Wednesday, October 27, 2010
Tiny Freemansburg Big Winner in Casino Impact Grants
"I am confident in the gamblers of the Lehigh Valley that they will do their committed duty and spend at the Sands Casino."
Those were the marching orders of Stephanie Hoppes-Kovacs, Hellertown's representative on Northampton County's nine-member Gaming Authority, which on October 25 made their first award of gambling impact grants, totaling $1.3 million, to three municipalities.
Instead of taking our money, the one-armed bandits at Bethlehem's Sands Casino are finally finally giving back to places hit hardest by gambling. The grand prize - $825,000 - went to tiny Freemansburg (population 2,063) for a police processing and holding facility. Other big winners were Hellertown (population 5,738) and Lower Saucon (population 10,000), who received the balance of the $1.3 million awarded for police officers, law enforcement training, cruisers, ambulances, pedestrian crosswalks and traffic light signalization.

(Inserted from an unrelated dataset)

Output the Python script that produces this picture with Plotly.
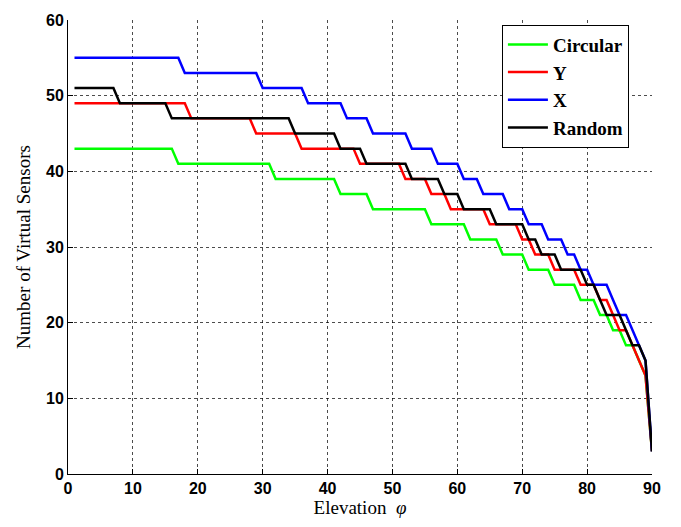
import plotly.graph_objects as go

elevation = list(range(1, 91))

circular = ([43]*16 + [41]*15 + [39]*10 + [37]*5 + [35]*9 + [33]*6 + [31]*5 +
            [29]*4 + [27]*4 + [25]*4 + [23]*3 + [21]*2 + [19]*2 + [17]*2 + [15, 13, 3])
y_array = ([49]*18 + [47]*10 + [45]*7 + [43]*9 + [41]*7 + [39]*4 + [37]*3 + [35]*6 +
           [33]*5 + [31]*2 + [29]*3 + [27]*4 + [25]*3 + [23]*2 + [21] + [19]*2 + [17, 15, 13, 3])
x_array = ([55]*17 + [53]*12 + [51]*7 + [49]*6 + [47]*4 + [45]*6 + [43]*4 + [41]*4 +
           [39]*3 + [37]*4 + [35]*3 + [33]*3 + [31]*3 + [29]*2 + [27]*2 + [25]*3 + [23] +
           [21]*2 + [19, 17, 15, 3])
random_array = ([51]*7 + [49]*8 + [47]*19 + [45]*7 + [43]*4 + [41]*7 + [39]*5 + [37]*3 +
                [35]*5 + [33]*5 + [31]*2 + [29]*3 + [27]*4 + [25]*2 + [23] + [21]*3 + [19] +
                [17]*2 + [15, 3])

series_names = ["Circular", "Y", "X", "Random"]
series_values = [circular, y_array, x_array, random_array]
series_colors = ["#00FF00", "#FF0000", "#0000FF", "#000000"]

x_ticks = [0, 10, 20, 30, 40, 50, 60, 70, 80, 90]
y_ticks = [0, 10, 20, 30, 40, 50, 60]

fig = go.Figure()
for name, vals, col in zip(series_names, series_values, series_colors):
    fig.add_trace(go.Scatter(x=elevation, y=vals, mode="lines", name=name,
                             line=dict(color=col, width=2.5)))

axis_common = dict(
    showline=True, linecolor="black", linewidth=1, mirror=False,
    ticks="inside", ticklen=5, tickcolor="black",
    showgrid=True, gridcolor="rgba(0,0,0,0.7)", gridwidth=1, griddash="dot",
    zeroline=False,
    tickfont=dict(family="Arial, Liberation Sans", size=16, color="black", weight="bold"),
)

fig.update_xaxes(range=[0, 90], tickvals=x_ticks, **axis_common,
                 title=dict(text="Elevation  <i>φ</i>", standoff=4,
                            font=dict(family="Times New Roman, Liberation Serif", size=19, color="black")))
fig.update_yaxes(range=[0, 60], tickvals=y_ticks, **axis_common,
                 title=dict(text="Number of Virtual Sensors", standoff=10,
                            font=dict(family="Times New Roman, Liberation Serif", size=19, color="black")))

fig.update_layout(
    width=681, height=527,
    margin=dict(l=68, r=29, t=13, b=53),
    plot_bgcolor="white", paper_bgcolor="white",
    legend=dict(x=0.743, y=0.99, xanchor="left", yanchor="top",
                bordercolor="black", borderwidth=1, bgcolor="white",
                font=dict(family="Times New Roman, Liberation Serif", size=19, color="black", weight="bold"),
                tracegroupgap=0, itemwidth=40),
    showlegend=True,
)

fig.write_html("out.html")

Bethlehem Township (population 20,000) is larger than Hellertown, Lower Saucon and Freemansburg combined. But it was still the big loser. Despite three applications for an ambulance, police cruisers and a traffic signal device - items similar to what were awarded Hellertown and Lower Saucon - it kept rolling snake eyes. Bethlehem Township failed to supply the documentation provided by other municipalities.
Thomas Nolan, Bethlehem Township's voice on the Authority, repeatedly complained that many of the grants being awarded to Hellertown and Lower Saucon are "budgetary line items" and "annual operating expenses." Then, when he attempted to justify a ambulance for Bethlehem Township, Authority Chair Jay Finnigan turned Nolan's argument against him. "Shouldn't that be part of the budget process?" asked Finnigan.
Northampton County also lost out on a $480,000 criminal justice sharing system despite an impassioned plea from Bethlehem Assistant Solicitor Joe Kelly, who argued this would "better arm police officers" and "make the Lehigh Valley a better place."
During a 2 1/2 hour hearing, the nine-member Authority actually rejected ten of the seventeen applications. Kovacs, a tireless advocate for Hellertown, tried very hard to convince Authority members to go along with a new dump truck. Failing, she wisecracked that they'd now need "sled dogs to get to the casino."
Now the Authority has a more daunting task. It must review 57 applications for grants that require no casino impact. "I don't think we can hear 57 applications," warned Authority Chair Finnigan. So they decided to form a three-person subcommittee to "prescreen" requests. Authority Solicitor Scott Allinson advised that this subcommittee need not meet publicly, but Bethlehem's spokesperson - Joe Kelly- recommended that all meetings be conducted in the open.
Authority members also plan to review the criterion by which they rate grant applications. Alicia Karner, who has been collecting the data, advised there is a too wide a discrepancy in the ratings.
The Gaming Authority will meet again on November 22, 5:30 PM, at the Northampton County Courthouse.